* _Goal of the exercise_:
A single run of lines is to be printed exactly: starting at the line with "Generate a Python" and ending at the line with "s.set_visible(False)", both included. Leave the pictures out.

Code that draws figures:
+--
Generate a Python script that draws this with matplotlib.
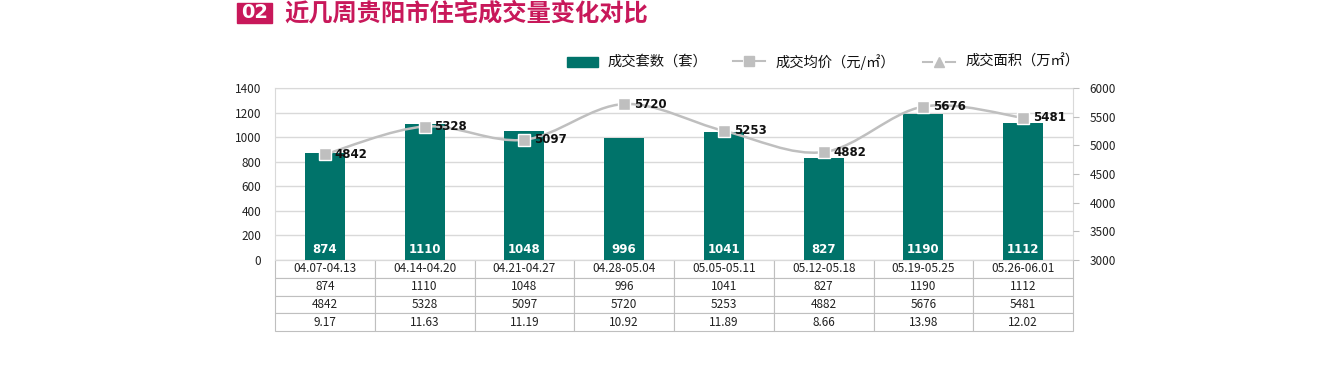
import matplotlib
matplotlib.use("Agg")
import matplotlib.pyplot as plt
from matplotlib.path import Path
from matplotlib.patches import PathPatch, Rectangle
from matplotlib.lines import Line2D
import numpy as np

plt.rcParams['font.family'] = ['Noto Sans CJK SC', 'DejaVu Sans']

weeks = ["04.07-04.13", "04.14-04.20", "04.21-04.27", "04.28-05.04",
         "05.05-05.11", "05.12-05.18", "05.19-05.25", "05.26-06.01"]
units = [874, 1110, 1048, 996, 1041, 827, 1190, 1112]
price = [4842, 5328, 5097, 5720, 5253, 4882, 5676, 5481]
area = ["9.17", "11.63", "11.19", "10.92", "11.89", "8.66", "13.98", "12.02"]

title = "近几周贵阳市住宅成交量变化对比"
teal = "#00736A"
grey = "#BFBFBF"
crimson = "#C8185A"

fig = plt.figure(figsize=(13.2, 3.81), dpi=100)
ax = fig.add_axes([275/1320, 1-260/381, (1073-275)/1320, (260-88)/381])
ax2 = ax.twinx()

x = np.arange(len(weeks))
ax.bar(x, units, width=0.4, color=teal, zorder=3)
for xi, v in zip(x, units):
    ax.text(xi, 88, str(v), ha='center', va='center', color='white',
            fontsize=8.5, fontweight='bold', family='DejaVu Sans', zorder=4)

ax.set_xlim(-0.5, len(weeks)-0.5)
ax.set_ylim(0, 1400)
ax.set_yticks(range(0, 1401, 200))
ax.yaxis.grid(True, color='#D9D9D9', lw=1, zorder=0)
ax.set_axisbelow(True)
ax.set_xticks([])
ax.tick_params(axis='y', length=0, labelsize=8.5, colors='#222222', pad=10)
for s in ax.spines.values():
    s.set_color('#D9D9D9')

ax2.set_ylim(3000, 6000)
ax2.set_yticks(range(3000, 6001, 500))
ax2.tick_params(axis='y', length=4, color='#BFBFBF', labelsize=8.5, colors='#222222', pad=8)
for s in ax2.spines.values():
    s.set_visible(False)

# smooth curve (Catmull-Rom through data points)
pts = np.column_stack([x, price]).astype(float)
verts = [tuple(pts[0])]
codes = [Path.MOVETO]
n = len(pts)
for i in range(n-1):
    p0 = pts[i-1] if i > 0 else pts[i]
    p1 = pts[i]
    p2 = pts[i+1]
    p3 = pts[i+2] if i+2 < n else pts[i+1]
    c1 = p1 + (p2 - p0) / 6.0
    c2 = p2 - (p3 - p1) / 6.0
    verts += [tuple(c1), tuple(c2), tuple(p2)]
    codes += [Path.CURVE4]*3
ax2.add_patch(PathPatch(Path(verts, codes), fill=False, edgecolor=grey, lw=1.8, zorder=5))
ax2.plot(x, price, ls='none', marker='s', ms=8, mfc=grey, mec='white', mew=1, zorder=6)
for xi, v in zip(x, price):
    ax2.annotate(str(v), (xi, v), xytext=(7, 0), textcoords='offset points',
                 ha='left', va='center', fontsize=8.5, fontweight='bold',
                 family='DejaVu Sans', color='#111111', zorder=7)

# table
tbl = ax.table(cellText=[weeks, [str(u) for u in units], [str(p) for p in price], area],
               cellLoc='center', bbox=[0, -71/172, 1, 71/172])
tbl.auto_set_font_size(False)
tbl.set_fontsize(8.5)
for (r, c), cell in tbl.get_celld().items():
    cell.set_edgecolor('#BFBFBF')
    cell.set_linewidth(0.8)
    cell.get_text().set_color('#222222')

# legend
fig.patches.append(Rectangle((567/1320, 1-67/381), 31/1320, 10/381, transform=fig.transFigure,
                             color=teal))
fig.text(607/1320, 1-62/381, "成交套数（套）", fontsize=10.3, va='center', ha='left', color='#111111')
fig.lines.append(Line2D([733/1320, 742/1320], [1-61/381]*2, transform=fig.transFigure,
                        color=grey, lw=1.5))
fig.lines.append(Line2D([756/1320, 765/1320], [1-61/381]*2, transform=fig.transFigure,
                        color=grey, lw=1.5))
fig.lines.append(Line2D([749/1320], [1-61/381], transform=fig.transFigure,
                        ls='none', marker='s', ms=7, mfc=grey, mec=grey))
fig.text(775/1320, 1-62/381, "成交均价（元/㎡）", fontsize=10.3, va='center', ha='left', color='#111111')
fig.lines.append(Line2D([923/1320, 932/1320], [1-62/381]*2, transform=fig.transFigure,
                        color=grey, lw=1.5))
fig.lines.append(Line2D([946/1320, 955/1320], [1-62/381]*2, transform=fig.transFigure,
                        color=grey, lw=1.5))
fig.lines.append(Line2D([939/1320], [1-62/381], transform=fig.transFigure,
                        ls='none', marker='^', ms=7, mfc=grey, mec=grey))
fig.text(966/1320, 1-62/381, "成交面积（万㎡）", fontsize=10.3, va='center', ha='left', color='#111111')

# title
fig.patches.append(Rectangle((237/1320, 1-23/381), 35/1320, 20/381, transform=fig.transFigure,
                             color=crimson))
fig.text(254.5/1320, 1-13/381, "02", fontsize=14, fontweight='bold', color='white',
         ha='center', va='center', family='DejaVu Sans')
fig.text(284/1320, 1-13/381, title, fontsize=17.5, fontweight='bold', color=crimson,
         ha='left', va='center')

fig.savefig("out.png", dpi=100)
+--
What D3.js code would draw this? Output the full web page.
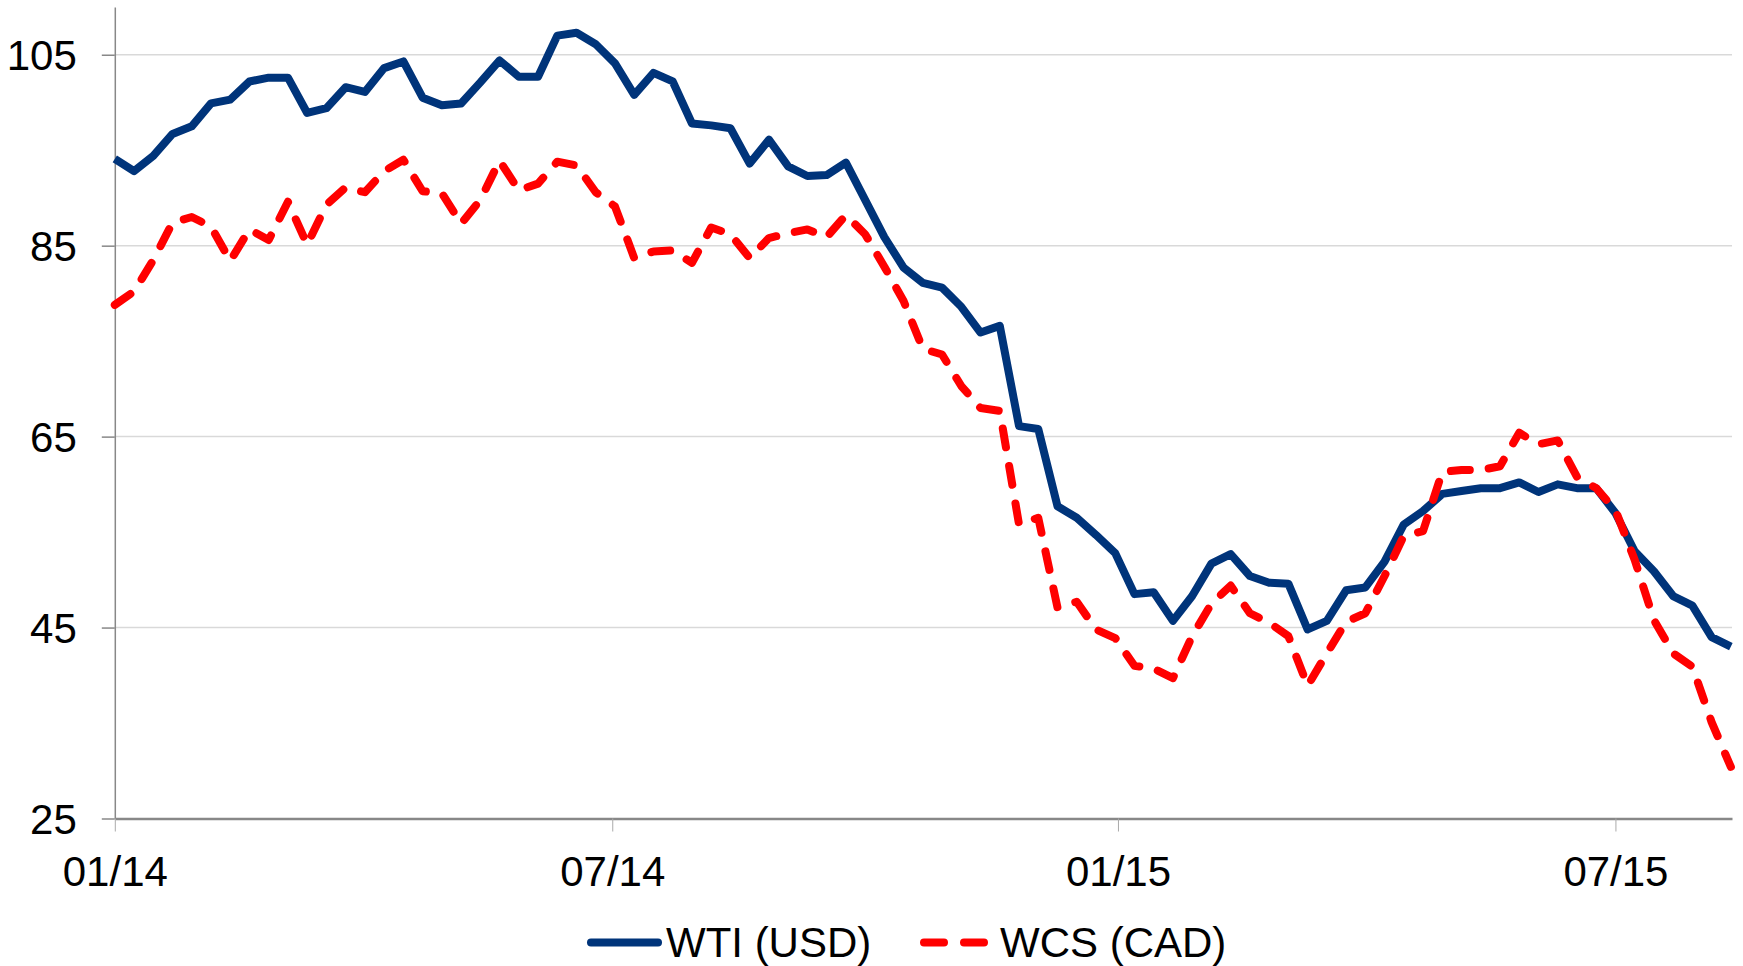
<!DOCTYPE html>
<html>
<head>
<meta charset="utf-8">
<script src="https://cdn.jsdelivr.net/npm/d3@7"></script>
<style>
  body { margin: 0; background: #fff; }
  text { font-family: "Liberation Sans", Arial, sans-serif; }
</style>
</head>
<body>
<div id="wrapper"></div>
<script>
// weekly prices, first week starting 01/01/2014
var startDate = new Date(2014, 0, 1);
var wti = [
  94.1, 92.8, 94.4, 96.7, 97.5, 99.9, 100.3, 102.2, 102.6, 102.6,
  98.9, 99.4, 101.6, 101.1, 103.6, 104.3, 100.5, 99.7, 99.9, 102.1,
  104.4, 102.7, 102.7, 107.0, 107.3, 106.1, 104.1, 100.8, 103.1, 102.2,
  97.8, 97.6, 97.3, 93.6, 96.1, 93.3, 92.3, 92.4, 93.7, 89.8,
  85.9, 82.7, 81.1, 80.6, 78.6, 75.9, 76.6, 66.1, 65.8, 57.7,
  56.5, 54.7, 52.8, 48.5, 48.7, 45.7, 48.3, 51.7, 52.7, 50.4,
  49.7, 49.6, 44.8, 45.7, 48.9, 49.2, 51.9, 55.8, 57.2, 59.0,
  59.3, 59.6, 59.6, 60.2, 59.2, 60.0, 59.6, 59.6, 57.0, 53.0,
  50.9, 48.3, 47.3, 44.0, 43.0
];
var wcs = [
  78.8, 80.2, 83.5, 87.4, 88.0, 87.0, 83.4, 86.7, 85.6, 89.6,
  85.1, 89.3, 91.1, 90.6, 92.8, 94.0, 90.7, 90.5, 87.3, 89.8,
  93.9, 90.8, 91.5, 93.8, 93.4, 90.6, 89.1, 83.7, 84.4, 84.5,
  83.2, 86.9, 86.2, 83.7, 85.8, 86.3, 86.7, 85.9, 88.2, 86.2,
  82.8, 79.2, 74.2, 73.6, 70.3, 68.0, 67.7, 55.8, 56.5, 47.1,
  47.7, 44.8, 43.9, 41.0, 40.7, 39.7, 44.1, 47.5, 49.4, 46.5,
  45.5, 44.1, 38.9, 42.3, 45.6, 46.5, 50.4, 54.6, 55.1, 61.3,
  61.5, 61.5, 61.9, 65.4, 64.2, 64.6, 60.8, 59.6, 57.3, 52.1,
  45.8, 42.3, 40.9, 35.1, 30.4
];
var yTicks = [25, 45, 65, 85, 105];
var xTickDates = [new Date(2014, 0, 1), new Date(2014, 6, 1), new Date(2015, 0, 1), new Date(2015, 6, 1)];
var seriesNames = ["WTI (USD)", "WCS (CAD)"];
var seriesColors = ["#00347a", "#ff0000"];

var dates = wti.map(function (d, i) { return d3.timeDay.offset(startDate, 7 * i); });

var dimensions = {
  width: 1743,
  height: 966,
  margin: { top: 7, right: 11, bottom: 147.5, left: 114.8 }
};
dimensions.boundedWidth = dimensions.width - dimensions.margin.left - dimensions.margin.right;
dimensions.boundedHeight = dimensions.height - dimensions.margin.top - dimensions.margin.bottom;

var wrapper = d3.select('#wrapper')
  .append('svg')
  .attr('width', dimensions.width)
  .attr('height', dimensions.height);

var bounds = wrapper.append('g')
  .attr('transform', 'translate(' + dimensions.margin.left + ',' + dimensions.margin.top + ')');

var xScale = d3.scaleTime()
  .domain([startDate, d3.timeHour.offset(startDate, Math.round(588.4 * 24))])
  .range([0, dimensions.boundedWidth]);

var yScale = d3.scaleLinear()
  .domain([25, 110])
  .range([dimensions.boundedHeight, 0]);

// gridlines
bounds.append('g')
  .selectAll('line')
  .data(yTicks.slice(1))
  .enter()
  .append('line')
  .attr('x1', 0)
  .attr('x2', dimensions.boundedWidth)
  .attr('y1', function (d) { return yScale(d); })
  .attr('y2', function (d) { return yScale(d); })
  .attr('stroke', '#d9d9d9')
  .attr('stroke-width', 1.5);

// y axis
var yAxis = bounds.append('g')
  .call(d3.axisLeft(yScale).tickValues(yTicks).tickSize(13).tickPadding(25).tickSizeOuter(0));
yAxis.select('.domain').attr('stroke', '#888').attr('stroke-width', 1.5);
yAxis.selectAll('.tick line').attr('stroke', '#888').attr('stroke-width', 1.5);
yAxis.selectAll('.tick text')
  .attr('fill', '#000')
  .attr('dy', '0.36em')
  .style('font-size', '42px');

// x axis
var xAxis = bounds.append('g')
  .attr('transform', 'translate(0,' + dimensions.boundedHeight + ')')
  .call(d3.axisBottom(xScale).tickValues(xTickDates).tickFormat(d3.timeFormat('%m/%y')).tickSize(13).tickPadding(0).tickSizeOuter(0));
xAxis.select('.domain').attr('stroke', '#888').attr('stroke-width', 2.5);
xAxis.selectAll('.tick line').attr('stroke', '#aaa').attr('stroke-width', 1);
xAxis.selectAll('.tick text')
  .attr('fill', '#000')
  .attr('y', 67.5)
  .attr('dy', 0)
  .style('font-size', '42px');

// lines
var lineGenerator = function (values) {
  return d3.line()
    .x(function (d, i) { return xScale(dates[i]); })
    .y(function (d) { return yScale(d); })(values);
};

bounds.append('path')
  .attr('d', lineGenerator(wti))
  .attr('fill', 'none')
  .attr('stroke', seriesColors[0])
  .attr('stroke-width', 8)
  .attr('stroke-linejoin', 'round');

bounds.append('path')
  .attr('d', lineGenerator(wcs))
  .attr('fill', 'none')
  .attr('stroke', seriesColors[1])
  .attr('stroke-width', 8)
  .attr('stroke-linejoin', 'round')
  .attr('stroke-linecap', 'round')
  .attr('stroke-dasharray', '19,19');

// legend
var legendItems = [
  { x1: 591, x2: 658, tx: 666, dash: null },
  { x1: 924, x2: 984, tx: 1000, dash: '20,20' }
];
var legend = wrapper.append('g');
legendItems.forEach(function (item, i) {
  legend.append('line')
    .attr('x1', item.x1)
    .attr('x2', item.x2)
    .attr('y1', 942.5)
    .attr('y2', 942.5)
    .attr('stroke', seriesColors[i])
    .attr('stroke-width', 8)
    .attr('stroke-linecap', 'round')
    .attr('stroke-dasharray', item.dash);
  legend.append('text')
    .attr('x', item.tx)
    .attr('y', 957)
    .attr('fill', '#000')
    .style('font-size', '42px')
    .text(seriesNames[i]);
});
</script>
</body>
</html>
+--
* _Solution to this task_:
Generate a Python script that draws this with matplotlib.
import matplotlib
matplotlib.use("Agg")
import matplotlib.pyplot as plt
from matplotlib.path import Path
from matplotlib.patches import PathPatch, Rectangle
from matplotlib.lines import Line2D
import numpy as np

plt.rcParams['font.family'] = ['Noto Sans CJK SC', 'DejaVu Sans']

weeks = ["04.07-04.13", "04.14-04.20", "04.21-04.27", "04.28-05.04",
         "05.05-05.11", "05.12-05.18", "05.19-05.25", "05.26-06.01"]
units = [874, 1110, 1048, 996, 1041, 827, 1190, 1112]
price = [4842, 5328, 5097, 5720, 5253, 4882, 5676, 5481]
area = ["9.17", "11.63", "11.19", "10.92", "11.89", "8.66", "13.98", "12.02"]

title = "近几周贵阳市住宅成交量变化对比"
teal = "#00736A"
grey = "#BFBFBF"
crimson = "#C8185A"

fig = plt.figure(figsize=(13.2, 3.81), dpi=100)
ax = fig.add_axes([275/1320, 1-260/381, (1073-275)/1320, (260-88)/381])
ax2 = ax.twinx()

x = np.arange(len(weeks))
ax.bar(x, units, width=0.4, color=teal, zorder=3)
for xi, v in zip(x, units):
    ax.text(xi, 88, str(v), ha='center', va='center', color='white',
            fontsize=8.5, fontweight='bold', family='DejaVu Sans', zorder=4)

ax.set_xlim(-0.5, len(weeks)-0.5)
ax.set_ylim(0, 1400)
ax.set_yticks(range(0, 1401, 200))
ax.yaxis.grid(True, color='#D9D9D9', lw=1, zorder=0)
ax.set_axisbelow(True)
ax.set_xticks([])
ax.tick_params(axis='y', length=0, labelsize=8.5, colors='#222222', pad=10)
for s in ax.spines.values():
    s.set_color('#D9D9D9')

ax2.set_ylim(3000, 6000)
ax2.set_yticks(range(3000, 6001, 500))
ax2.tick_params(axis='y', length=4, color='#BFBFBF', labelsize=8.5, colors='#222222', pad=8)
for s in ax2.spines.values():
    s.set_visible(False)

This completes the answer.